Dixième point : les cartes marines anachroniques. On ne parle plus beaucoup de Piri Reis en ce moment, ni des travaux de Hapgood sur d’autres portulans du XVe siècle manifestement copies de copies… d’originaux assez antiques pour que les tracés des côtes représentent exactement la terre telle qu’elle était vers –11 000 à –9000, à la sortie de la dernière glaciation, à l’aube du néolithique. C’est à dire à une période où, malgré toute l’explosion culturelle qu’elle représente, on ne possédait ni satellite ni avion ni montgolfière, ni appareil photo, ni même chronomètre de précision pour le calcul de la longitude. Or les portulans étudiés par Hapgood, une fois retrouvée leur grille de projection, sont sur de larges portions aussi exacts en latitude/longitude que nos actuelles cartes marines, et se mettent à dérailler dans d’autres zones, comme si le modèle exact manquait ou comme si l’adaptation de deux fragments à la même échelle avait rencontré des difficultés. C’est sans doute plus rassurant de passer les travaux de Hapgood aux oubliettes, le problème qu’on ne voit pas et le livre qu’on ne réédite pas n’empêchent pas de dormir. Mais rien n’est résolu.
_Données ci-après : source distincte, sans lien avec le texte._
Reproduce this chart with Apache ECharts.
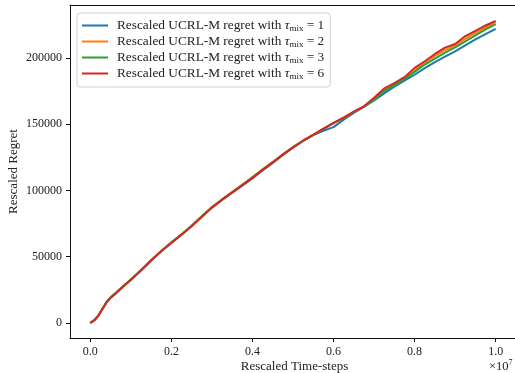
<!DOCTYPE html>
<html>
<head>
<meta charset="utf-8">
<script src="https://cdn.jsdelivr.net/npm/echarts@6/dist/echarts.min.js"></script>
<style>
html,body{margin:0;padding:0;background:#fff;overflow:hidden;}
#chart{width:515px;height:373px;}
</style>
</head>
<body>
<div id="chart"></div>
<script>
// Time steps (x axis values)
const timeSteps = [0, 1e5, 2e5, 3e5, 4e5, 5e5, 6e5, 8e5, 1e6,
  1.25e6, 1.5e6, 1.75e6, 2e6, 2.25e6, 2.5e6, 2.75e6, 3e6, 3.25e6, 3.5e6, 3.75e6, 4e6,
  4.25e6, 4.5e6, 4.75e6, 5e6, 5.25e6, 5.5e6, 5.75e6, 6e6, 6.25e6, 6.5e6, 6.75e6, 7e6,
  7.25e6, 7.5e6, 7.75e6, 8e6, 8.25e6, 8.5e6, 8.75e6, 9e6, 9.25e6, 9.5e6, 9.75e6, 1e7];

const regretTau1 = [0, 2000, 5400, 10300, 15300, 18900, 21400, 27000, 32400,
  39600, 47100, 54000, 60400, 66600, 73200, 80300, 87000, 92800, 98200, 103500, 109000,
  115000, 120800, 126800, 132300, 137300, 141800, 145000, 147800, 153400, 158500, 163000, 168000,
  173300, 178300, 182800, 187300, 192300, 196800, 201000, 205000, 209500, 214000, 218000, 222000];

const regretTau2 = [0, 2100, 5600, 10600, 15600, 19100, 21600, 27200, 32700,
  39800, 47300, 54300, 60800, 66900, 73500, 80600, 87400, 93200, 98700, 104300, 110000,
  116000, 121500, 127300, 132700, 137700, 142200, 146700, 150800, 155000, 159300, 163400, 168800,
  176000, 180500, 185000, 190500, 196500, 201500, 206000, 209500, 214500, 219000, 223000, 227000];

const regretTau3 = [0, 2100, 5700, 10800, 15800, 19300, 21900, 27400, 32800,
  39900, 47300, 54200, 60700, 66800, 73400, 80400, 87200, 93000, 98500, 104200, 109800,
  115800, 121300, 127000, 132500, 137500, 142000, 146400, 150700, 154800, 159000, 163200, 168600,
  175000, 179500, 184000, 189500, 195000, 199500, 204000, 208000, 212500, 217000, 221500, 225500];

const regretTau6 = [0, 2000, 5500, 10500, 15500, 19000, 21500, 27000, 32500,
  39500, 47000, 54000, 60500, 66500, 73000, 80000, 87000, 93000, 98500, 104000, 109500,
  115500, 121000, 127000, 132500, 137500, 142000, 146500, 151000, 155000, 159500, 163500, 170000,
  177000, 181000, 185500, 192500, 197500, 203000, 207800, 210500, 216500, 220500, 224500, 228000];

const tauValues = ['1', '2', '3', '6'];
const seriesValues = [regretTau1, regretTau2, regretTau3, regretTau6];
const colors = ['#1f77b4', '#ff7f0e', '#2ca02c', '#d62728'];
const yTicks = [0, 50000, 100000, 150000, 200000];
const xTicks = [0, 2e6, 4e6, 6e6, 8e6, 1e7];

const FONT = 'Liberation Serif';
const chart = echarts.init(document.getElementById('chart'), null, {renderer: 'canvas'});

const names = tauValues.map(t => 'tau' + t);
const series = seriesValues.map((vals, i) => ({
  name: names[i],
  type: 'line',
  xAxisIndex: 0,
  showSymbol: false,
  symbol: 'none',
  lineStyle: {width: 2, color: colors[i]},
  itemStyle: {color: colors[i]},
  data: timeSteps.map((x, j) => [x, vals[j]]),
  animation: false,
  z: 2 + i
}));

const XMIN = -5.007e5, XMAX = 1.0575e7;

chart.setOption({
  animation: false,
  textStyle: {fontFamily: FONT},
  grid: {left: 70, right: -4, top: 5, bottom: 35, outerBoundsMode: 'none', containLabel: false, show: false},
  legend: {
    left: 77, top: 13, orient: 'vertical',
    itemWidth: 26, itemHeight: 2, itemGap: 1,
    icon: 'rect',
    padding: [5, 6, 6, 5],
    borderColor: '#d0d0d0', borderWidth: 1, borderRadius: 3,
    backgroundColor: 'rgba(255,255,255,0.8)',
    data: names,
    formatter: function (n) {
      const t = n.replace('tau', '');
      return '{n|Rescaled UCRL-M regret with }{t|τ}{s|mix}{n| = ' + t + '}';
    },
    textStyle: {
      fontFamily: FONT, fontSize: 13, color: '#222', padding: [0, 0, 0, 4],
      rich: {
        n: {fontFamily: FONT, fontSize: 13.3, color: '#222', lineHeight: 14},
        t: {fontFamily: FONT, fontSize: 13.3, fontStyle: 'italic', color: '#222', lineHeight: 14},
        s: {fontFamily: FONT, fontSize: 9, color: '#222', padding: [6, 0, 0, 0], lineHeight: 14}
      }
    }
  },
  xAxis: [{
    type: 'value', min: XMIN, max: XMAX, position: 'bottom',
    splitLine: {show: false},
    axisLine: {show: true, onZero: false, lineStyle: {color: '#111', width: 1}},
    axisTick: {show: true, length: 4, lineStyle: {color: '#111'}, customValues: xTicks},
    axisLabel: {
      customValues: xTicks, margin: 8, color: '#222', fontFamily: FONT, fontSize: 12,
      formatter: v => (v / 1e7).toFixed(1)
    },
    name: 'Rescaled Time-steps', nameLocation: 'middle', nameGap: 22, nameMoveOverlap: false,
    nameTextStyle: {fontFamily: FONT, fontSize: 13, color: '#222'}
  }, {
    type: 'value', min: XMIN, max: XMAX, position: 'top',
    splitLine: {show: false},
    axisLine: {show: true, onZero: false, lineStyle: {color: '#111', width: 1}},
    axisTick: {show: false},
    axisLabel: {show: false}
  }],
  yAxis: {
    type: 'value', min: -11420, max: 239960,
    splitLine: {show: false},
    axisLine: {show: true, onZero: false, lineStyle: {color: '#111', width: 1}},
    axisTick: {show: true, length: 4, lineStyle: {color: '#111'}, customValues: yTicks},
    axisLabel: {
      customValues: yTicks, margin: 8, color: '#222', fontFamily: FONT, fontSize: 12,
      formatter: v => String(v)
    },
    name: 'Rescaled Regret', nameLocation: 'middle', nameGap: 50, nameMoveOverlap: false,
    nameTextStyle: {fontFamily: FONT, fontSize: 13, color: '#222'}
  },
  graphic: [{
    type: 'text', left: 489, top: 359,
    style: {
      text: '{a|×10}{b|7}',
      rich: {
        a: {fontFamily: FONT, fontSize: 12.5, fill: '#222', lineHeight: 14},
        b: {fontFamily: FONT, fontSize: 8, fill: '#222', padding: [0, 0, 7, 0], lineHeight: 14}
      }
    }
  }],
  series: series
});
</script>
</body>
</html>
Onzième point : Pourquoi l’Australie a-t-elle été évitée des navigateurs tant asiatiques qu’européens depuis le paléolithique jusqu’au XIXe siècle, alors que le détroit de Torrès qui la sépare de la Nouvelle Guinée fait moins de 200 km, avec deux îles s’il est besoin d’étapes, et que les pirogues mélanésiennes permettent de naviguer sur plusieurs milliers de km ? Pourquoi sa faune marsupiale n’a-t-elle pas eu de concurrence alors que le plateau continental est tel qu’aux époques de niveau de la mer plus bas qu’aujourd’hui, toutes ces îles étaient d’un seul tenant, en particulier Australie et nouvelle Guinée — laquelle n’a plus de marsupiaux ? Les hommes sont passés, sinon pas d’aborigènes. Pas les animaux, pratiquement pas les plantes. Pourquoi ? S’il y avait un interdit implicite (puisqu’on n’en a pas trouvé, à ma connaissance, d’explicites dans les cultures régionales), qu’est-ce qui le maintenait ? Qu’est-ce qui a rendu une terre aussi grande quasiment invisible alors que les Portugais au XVIe siècle puis les Français, les Anglais et les Hollandais au XVIIIe cartographiaient le moindre bout de caillou du genre Galapagos ?
Les éléments ne s’emboîtent pas encore de manière cohérente et toutes les pièces du puzzle ne sont pas encore sur la table mais on devine un paysage possible. Le moins qu’on puisse en dire, c’est qu’il semble plus exotique que ne le voudrait la frilosité intellectuelle de notre temps.